Im Katalog, der bereits vor der Ausstellung erschienen ist, heißt es ja auch, Sie erhoffen sich von der Präsentation, dass Sie „grundsätzliche Fragen der Rezeption und Bewertung von Kunst berührt“. Ein ambitioniertes Ziel.
Hartog: Nein. Genau das ist die Aufgabe von Museen.
Schmidt: Ich glaube, wir als Museen sind uns alle bewusst, dass es bestimmte Strukturen und Prinzipien gibt, die dazu führen, dass Künstler erworben und ausgestellt werden oder eben nicht. Das trifft auch auf Künstlerinnen zu. Der Katalog macht viele dieser Strukturen sichtbar und zeigt auch, wie Künstlerinnen darauf reagiert und Nischen gefunden haben, um trotz aller Hindernisse Erfolg zu haben.
Der Katalog ist mehr als ein reiner Ausstellungskatalog. Warum ist das Schriftstück so umfangreich geworden?
Hartog: Wir haben uns von Anfang an gesagt, dass wir das Thema Bildhauerinnen mit einer gewissen Tiefe bearbeiten wollen. Ansonsten wäre es eine Ausstellung geworden, in der wir die fünf Frauen zeigen, die alle kennen. Gerade das wollten wir nicht. Darum sollte der Katalog auch einen gewissen Handbuchcharakter haben. Oftmals werden Bildhauerinnen nur biografisch behandelt, ihr besonderes Schicksal vorgestellt. Wir weisen darauf hin, wie wichtig es aber ist, sich auch die großen strukturellen, kunsthistorischen Zusammenhänge anzugucken.
Schmidt: Wenn man mit so etwas beginnt, merkt man schnell, wie wenig Literatur es zu einigen Künstlerinnen gibt. Unsere Hoffnung ist, dass der Katalog auch an Universitäten dazu anregt, dass sich mehr Studierende in ihren Abschlussarbeiten mit dem Thema beschäftigen. Es wird auch ein Rahmenprogramm zur Ausstellung geben, unter anderem eine Podiumsdiskussion, auf der eine jüngere Künstlerin aus ihrer Perspektive erzählt, was sich denn wirklich geändert hat. Haben heute wirklich alle die gleichen Möglichkeiten? Oder gibt es immer noch Unterschiede? Auch das sind interessante Fragen, die es zu besprechen gilt.

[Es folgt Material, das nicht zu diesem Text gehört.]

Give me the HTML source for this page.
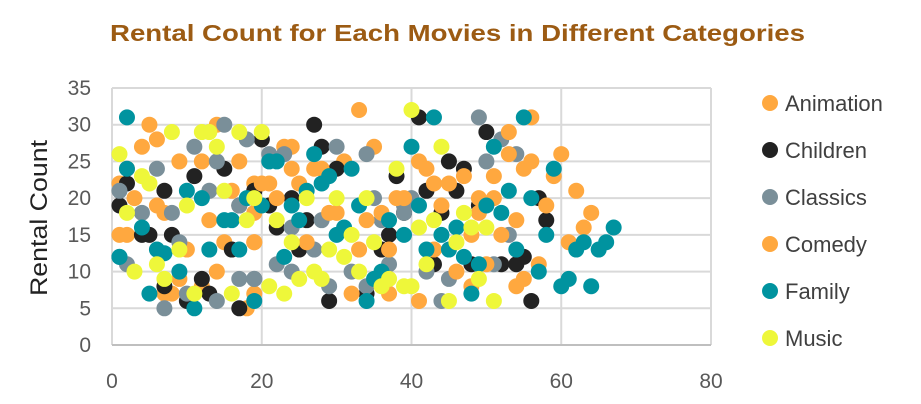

Das Gespräch führte Alexandra Knief.
Arie Hartog ist seit 2009 Direktor des Gerhard-Marcks-Haus. Hartog ist bundesweit anerkannter Kurator, Spezialist für figürliche Bildhauerei und publizierte unter anderem über Kunst im 20. und 21. Jahrhundert.
Frank Schmidt ist seit drei Jahren Direktor der Museen Böttcherstraße, zuvor war der Kunsthistoriker fünf Jahre lang wissenschaftlicher Direktor der Kunsthalle Emden.
Weitere Informationen
Die Ausstellung „Bildhauerinnen“ wird vom 5. Mai bis zum 11. August 2019 im Gerhard-Marcks-Haus sowie in den Museen Böttcherstraße zu sehen sein.